Exercise aim:
Can you write out all of the material below, word for word?

Collected data:
◇ ◇ ◇ ◇

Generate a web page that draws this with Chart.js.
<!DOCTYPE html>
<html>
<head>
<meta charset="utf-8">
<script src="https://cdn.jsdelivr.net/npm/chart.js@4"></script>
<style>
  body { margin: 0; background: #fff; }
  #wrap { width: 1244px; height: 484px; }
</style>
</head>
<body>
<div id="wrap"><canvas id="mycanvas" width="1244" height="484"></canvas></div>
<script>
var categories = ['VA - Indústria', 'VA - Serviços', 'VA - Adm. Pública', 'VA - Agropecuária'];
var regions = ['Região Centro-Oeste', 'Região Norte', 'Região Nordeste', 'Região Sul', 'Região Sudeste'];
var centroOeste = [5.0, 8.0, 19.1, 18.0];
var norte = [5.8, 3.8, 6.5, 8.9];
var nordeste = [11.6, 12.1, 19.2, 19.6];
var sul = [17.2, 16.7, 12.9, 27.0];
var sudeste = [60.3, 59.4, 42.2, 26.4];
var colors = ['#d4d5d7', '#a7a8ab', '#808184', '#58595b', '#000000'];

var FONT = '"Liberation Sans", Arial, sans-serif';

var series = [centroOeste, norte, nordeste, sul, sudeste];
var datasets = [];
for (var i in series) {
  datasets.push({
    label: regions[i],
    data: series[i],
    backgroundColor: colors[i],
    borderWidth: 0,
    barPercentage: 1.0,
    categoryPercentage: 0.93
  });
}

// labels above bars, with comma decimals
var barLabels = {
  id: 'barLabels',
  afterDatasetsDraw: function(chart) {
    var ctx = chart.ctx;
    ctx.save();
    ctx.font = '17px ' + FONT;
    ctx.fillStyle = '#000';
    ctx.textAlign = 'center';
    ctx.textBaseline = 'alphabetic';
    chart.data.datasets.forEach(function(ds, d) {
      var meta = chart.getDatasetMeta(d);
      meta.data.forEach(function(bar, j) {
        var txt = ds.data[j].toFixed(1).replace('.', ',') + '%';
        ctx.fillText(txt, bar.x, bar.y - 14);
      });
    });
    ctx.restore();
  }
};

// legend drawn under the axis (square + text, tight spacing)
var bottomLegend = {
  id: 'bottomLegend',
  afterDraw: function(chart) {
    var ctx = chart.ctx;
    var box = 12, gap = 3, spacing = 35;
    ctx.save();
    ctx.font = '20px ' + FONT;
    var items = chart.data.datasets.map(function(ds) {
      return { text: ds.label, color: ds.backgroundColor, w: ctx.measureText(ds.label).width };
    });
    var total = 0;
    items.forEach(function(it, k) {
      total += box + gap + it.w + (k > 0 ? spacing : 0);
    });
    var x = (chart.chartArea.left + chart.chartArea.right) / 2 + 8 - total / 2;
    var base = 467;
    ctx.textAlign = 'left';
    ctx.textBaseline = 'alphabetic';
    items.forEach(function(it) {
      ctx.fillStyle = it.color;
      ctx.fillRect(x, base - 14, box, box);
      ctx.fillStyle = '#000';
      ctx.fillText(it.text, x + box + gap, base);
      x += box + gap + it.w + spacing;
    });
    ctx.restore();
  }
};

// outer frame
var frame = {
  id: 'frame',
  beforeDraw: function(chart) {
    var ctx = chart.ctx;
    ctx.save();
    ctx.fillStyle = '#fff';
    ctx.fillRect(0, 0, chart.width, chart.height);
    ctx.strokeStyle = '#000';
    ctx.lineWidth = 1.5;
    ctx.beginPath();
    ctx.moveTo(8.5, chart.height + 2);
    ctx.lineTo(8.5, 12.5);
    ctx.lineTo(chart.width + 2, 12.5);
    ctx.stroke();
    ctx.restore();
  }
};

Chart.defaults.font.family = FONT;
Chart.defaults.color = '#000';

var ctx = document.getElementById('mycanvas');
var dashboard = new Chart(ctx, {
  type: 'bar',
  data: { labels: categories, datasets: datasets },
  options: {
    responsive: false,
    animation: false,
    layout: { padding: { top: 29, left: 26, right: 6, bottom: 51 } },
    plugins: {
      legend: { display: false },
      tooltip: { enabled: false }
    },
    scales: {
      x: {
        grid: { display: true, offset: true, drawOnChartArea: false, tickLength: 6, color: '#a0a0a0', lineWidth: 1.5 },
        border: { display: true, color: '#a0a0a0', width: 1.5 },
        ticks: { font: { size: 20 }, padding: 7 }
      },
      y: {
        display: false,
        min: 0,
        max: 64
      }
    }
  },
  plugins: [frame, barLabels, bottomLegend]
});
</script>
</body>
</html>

◇ ◇ ◇ ◇

Answer for this exercise:
Generate a web page that draws this with Chart.js.
<!DOCTYPE html>
<html>
<head>
<meta charset="utf-8">
<script src="https://cdn.jsdelivr.net/npm/chart.js@4"></script>
<style>
  body { margin: 0; background: #fff; }
  #wrap { width: 1244px; height: 484px; }
</style>
</head>
<body>
<div id="wrap"><canvas id="mycanvas" width="1244" height="484"></canvas></div>
<script>
var categories = ['VA - Indústria', 'VA - Serviços', 'VA - Adm. Pública', 'VA - Agropecuária'];
var regions = ['Região Centro-Oeste', 'Região Norte', 'Região Nordeste', 'Região Sul', 'Região Sudeste'];
var centroOeste = [5.0, 8.0, 19.1, 18.0];
var norte = [5.8, 3.8, 6.5, 8.9];
var nordeste = [11.6, 12.1, 19.2, 19.6];
var sul = [17.2, 16.7, 12.9, 27.0];
var sudeste = [60.3, 59.4, 42.2, 26.4];
var colors = ['#d4d5d7', '#a7a8ab', '#808184', '#58595b', '#000000'];

var FONT = '"Liberation Sans", Arial, sans-serif';

var series = [centroOeste, norte, nordeste, sul, sudeste];
var datasets = [];
for (var i in series) {
  datasets.push({
    label: regions[i],
    data: series[i],
    backgroundColor: colors[i],
    borderWidth: 0,
    barPercentage: 1.0,
    categoryPercentage: 0.93
  });
}

// labels above bars, with comma decimals
var barLabels = {
  id: 'barLabels',
  afterDatasetsDraw: function(chart) {
    var ctx = chart.ctx;
    ctx.save();
    ctx.font = '17px ' + FONT;
    ctx.fillStyle = '#000';
    ctx.textAlign = 'center';
    ctx.textBaseline = 'alphabetic';
    chart.data.datasets.forEach(function(ds, d) {
      var meta = chart.getDatasetMeta(d);
      meta.data.forEach(function(bar, j) {
        var txt = ds.data[j].toFixed(1).replace('.', ',') + '%';
        ctx.fillText(txt, bar.x, bar.y - 14);
      });
    });
    ctx.restore();
  }
};

// legend drawn under the axis (square + text, tight spacing)
var bottomLegend = {
  id: 'bottomLegend',
  afterDraw: function(chart) {
    var ctx = chart.ctx;
    var box = 12, gap = 3, spacing = 35;
    ctx.save();
    ctx.font = '20px ' + FONT;
    var items = chart.data.datasets.map(function(ds) {
      return { text: ds.label, color: ds.backgroundColor, w: ctx.measureText(ds.label).width };
    });
    var total = 0;
    items.forEach(function(it, k) {
      total += box + gap + it.w + (k > 0 ? spacing : 0);
    });
    var x = (chart.chartArea.left + chart.chartArea.right) / 2 + 8 - total / 2;
    var base = 467;
    ctx.textAlign = 'left';
    ctx.textBaseline = 'alphabetic';
    items.forEach(function(it) {
      ctx.fillStyle = it.color;
      ctx.fillRect(x, base - 14, box, box);
      ctx.fillStyle = '#000';
      ctx.fillText(it.text, x + box + gap, base);
      x += box + gap + it.w + spacing;
    });
    ctx.restore();
  }
};

// outer frame
var frame = {
  id: 'frame',
  beforeDraw: function(chart) {
    var ctx = chart.ctx;
    ctx.save();
    ctx.fillStyle = '#fff';
    ctx.fillRect(0, 0, chart.width, chart.height);
    ctx.strokeStyle = '#000';
    ctx.lineWidth = 1.5;
    ctx.beginPath();
    ctx.moveTo(8.5, chart.height + 2);
    ctx.lineTo(8.5, 12.5);
    ctx.lineTo(chart.width + 2, 12.5);
    ctx.stroke();
    ctx.restore();
  }
};

Chart.defaults.font.family = FONT;
Chart.defaults.color = '#000';

var ctx = document.getElementById('mycanvas');
var dashboard = new Chart(ctx, {
  type: 'bar',
  data: { labels: categories, datasets: datasets },
  options: {
    responsive: false,
    animation: false,
    layout: { padding: { top: 29, left: 26, right: 6, bottom: 51 } },
    plugins: {
      legend: { display: false },
      tooltip: { enabled: false }
    },
    scales: {
      x: {
        grid: { display: true, offset: true, drawOnChartArea: false, tickLength: 6, color: '#a0a0a0', lineWidth: 1.5 },
        border: { display: true, color: '#a0a0a0', width: 1.5 },
        ticks: { font: { size: 20 }, padding: 7 }
      },
      y: {
        display: false,
        min: 0,
        max: 64
      }
    }
  },
  plugins: [frame, barLabels, bottomLegend]
});
</script>
</body>
</html>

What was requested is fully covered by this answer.